The board of directors of Element Fleet Management Corp. named Dan Jauernig acting CEO and has rejected a proposal from some of its shareholders that it explore a possible sale of the business.
Based in Toronto, Element is the largest manager of commercial vehicle fleets in North America, a position it attained by acquiring large fleet management businesses from General Electric and PHH/Arval.
Jauernig takes over for Bradley Nullmeyer, who stepped down as CEO and board member after five years at the helm.
“I look forward to working with the many talented and dedicated individuals across our company to put our 100% focus on our customers and exceptional execution,” Jauernig said in a statement.
Chairman Brian Tobin wished Nullmeyer the very best in his retirement. “Brad led the company through significant change and growth, while assembling a management team that is ready to lead Element through its next chapter of growth,” Tobin said Feb. 5
Jauernig, who has more than 25 years of experience in financial services, joined Element in 2014 and was subsequently promoted to president and chief operating officer. He previously served as president of Classified Ventures/Cars.com and was chief financial officer of Newcourt Credit Group.

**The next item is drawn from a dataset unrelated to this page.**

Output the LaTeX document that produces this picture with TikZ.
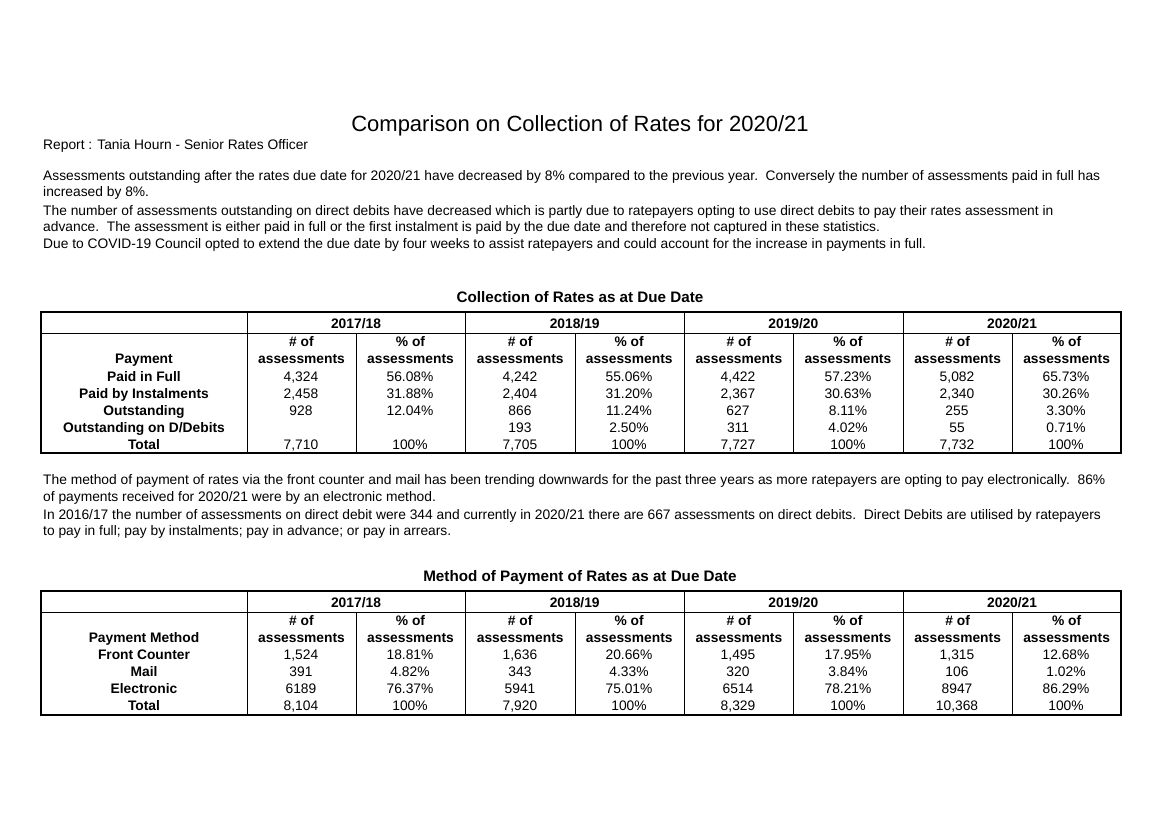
\documentclass[tikz,border=0pt]{standalone}
\usepackage{fontspec}
\setmainfont{Liberation Sans}
\begin{document}
\begin{tikzpicture}[x=1pt,y=-1pt,
  txt/.style={anchor=base west,inner sep=0pt,font=\fontsize{13.8}{16}\selectfont},
  cell/.style={anchor=base,inner sep=0pt,font=\fontsize{13.8}{16}\selectfont},
  bcell/.style={cell,font=\fontsize{13.8}{16}\selectfont\bfseries},
  ttlcell/.style={cell,font=\fontsize{15.2}{17}\selectfont\bfseries},
  grid/.style={line width=0.8pt},
  frame/.style={line width=1.3pt}]
\useasboundingbox[fill=white] (0,0) rectangle (1162,821);
\node[anchor=base,inner sep=0pt,font=\fontsize{22}{26}\selectfont] (title) at (580,132) {Comparison on Collection of Rates for 2020/21};
\node[txt] (rep) at (43,150) {Report : Tania Hourn - Senior Rates Officer};
\node[txt] (p1) at (43,181) {Assessments outstanding after the rates due date for 2020/21 have decreased by 8\% compared to the previous year.\ \ Conversely the number of assessments paid in full has};
\node[txt] (p2) at (43,197) {increased by 8\%.};
\node[txt] (p3) at (43,216) {The number of assessments outstanding on direct debits have decreased which is partly due to ratepayers opting to use direct debits to pay their rates assessment in};
\node[txt] (p4) at (43,232) {advance.\ \ The assessment is either paid in full or the first instalment is paid by the due date and therefore not captured in these statistics.};
\node[txt] (p5) at (43,248) {Due to COVID-19 Council opted to extend the due date by four weeks to assist ratepayers and could account for the increase in payments in full.};
\node[txt] (q1) at (43,484) {The method of payment of rates via the front counter and mail has been trending downwards for the past three years as more ratepayers are opting to pay electronically.\ \ 86\%};
\node[txt] (q2) at (43,501) {of payments received for 2020/21 were by an electronic method.};
\node[txt] (q3) at (43,519) {In 2016/17 the number of assessments on direct debit were 344 and currently in 2020/21 there are 667 assessments on direct debits.\ \ Direct Debits are utilised by ratepayers};
\node[txt] (q4) at (43,535) {to pay in full; pay by instalments; pay in advance; or pay in arrears.};
\foreach \T/\top/\mid/\bot/\ttl in {1/312/333/453/Collection of Rates as at Due Date, 2/591/612/715/Method of Payment of Rates as at Due Date}{
  \node[ttlcell] (tt\T) at (580,\top-10) {\ttl};
  \draw[frame] (41,\top) rectangle (1121,\bot);
  \draw[grid] (41,\mid) -- (1121,\mid);
  \foreach \c in {247,465,684,903} \draw[grid] (\c,\top) -- (\c,\bot);
  \foreach \c in {356,575,793,1012} \draw[grid] (\c,\mid) -- (\c,\bot);
  \foreach \yr [count=\i] in {2017/18,2018/19,2019/20,2020/21}{
    \pgfmathsetmacro\yc{356+(\i-1)*218.7}
    \node[bcell] (yr\T\i) at (\yc,\top+16) {\yr};
    \node[bcell] (na\T\i) at (\yc-54.5,\mid+13) {\# of};
    \node[bcell] (nb\T\i) at (\yc-54.5,\mid+30) {assessments};
    \node[bcell] (pa\T\i) at (\yc+54.5,\mid+13) {\% of};
    \node[bcell] (pb\T\i) at (\yc+54.5,\mid+30) {assessments};
  }
}
\node[bcell] (h1) at (144,363) {Payment};
\node[bcell] (h2) at (144,642) {Payment Method};
\foreach \lab/\a/\b/\c/\d/\e/\f/\g/\h [count=\r] in {
  {Paid in Full}/{4,324}/{56.08\%}/{4,242}/{55.06\%}/{4,422}/{57.23\%}/{5,082}/{65.73\%},
  {Paid by Instalments}/{2,458}/{31.88\%}/{2,404}/{31.20\%}/{2,367}/{30.63\%}/{2,340}/{30.26\%},
  {Outstanding}/{928}/{12.04\%}/{866}/{11.24\%}/{627}/{8.11\%}/{255}/{3.30\%},
  {Outstanding on D/Debits}/{}/{}/{193}/{2.50\%}/{311}/{4.02\%}/{55}/{0.71\%},
  {Total}/{7,710}/{100\%}/{7,705}/{100\%}/{7,727}/{100\%}/{7,732}/{100\%}}{
  \pgfmathsetmacro\yy{381+(\r-1)*17}
  \node[bcell] (ra\r) at (144,\yy) {\lab};
  \foreach \v/\x [count=\k] in {{\a}/301,{\b}/410,{\c}/520,{\d}/629,{\e}/738,{\f}/848,{\g}/957,{\h}/1066}
    \node[cell] (ca\r\k) at (\x,\yy) {\v};
}
\foreach \lab/\a/\b/\c/\d/\e/\f/\g/\h [count=\r] in {
  {Front Counter}/{1,524}/{18.81\%}/{1,636}/{20.66\%}/{1,495}/{17.95\%}/{1,315}/{12.68\%},
  {Mail}/{391}/{4.82\%}/{343}/{4.33\%}/{320}/{3.84\%}/{106}/{1.02\%},
  {Electronic}/{6189}/{76.37\%}/{5941}/{75.01\%}/{6514}/{78.21\%}/{8947}/{86.29\%},
  {Total}/{8,104}/{100\%}/{7,920}/{100\%}/{8,329}/{100\%}/{10,368}/{100\%}}{
  \pgfmathsetmacro\yy{659+(\r-1)*17}
  \node[bcell] (rb\r) at (144,\yy) {\lab};
  \foreach \v/\x [count=\k] in {{\a}/301,{\b}/410,{\c}/520,{\d}/629,{\e}/738,{\f}/848,{\g}/957,{\h}/1066}
    \node[cell] (cb\r\k) at (\x,\yy) {\v};
}
\end{tikzpicture}
\end{document}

Element’s board of directors will consider internal and external candidates to fill the permanent CEO position, according to the statement.
The board also said it has completed a review of financial alternatives, including a possible sale of the business, and “has determined that the best strategy to create long-term value for all stakeholders is to continue to execute on its strategy and remain focused on its customers, efficiency and the effectiveness of its operations.”
Element has recently invested heavily in a technology platform for its fleet management business, but the process has taken longer than expected, resulting in higher costs and “a revenue growth trajectory below the company’s long-term potential,” according to a statement issued by Element.
Jauernig acknowledged that the company needs to do better.
“The board and I recognize that the rapid pace of change and growth has not been easy for a number of stakeholders, and the integration process has created challenges for some of our valued customers,” Jauernig said in a statement.
Company officials cited an agreement to provide maintenance and accident services for the Maven car-sharing service of General Motors Corp. as evidence of the company’s capabilities.
The company said it expects operating results for 2017 in its core fleet business to be “in line” with previous guidance with a decline in the total number of vehicles under management compared to the third quarter.
In 2018, Element expects operating income to be down 3% to 5% with a resumption of growth in 2019.
Element stock is traded on the Toronto Stock Exchange. The company will report results for the fourth quarter and 2017 year end on March 15.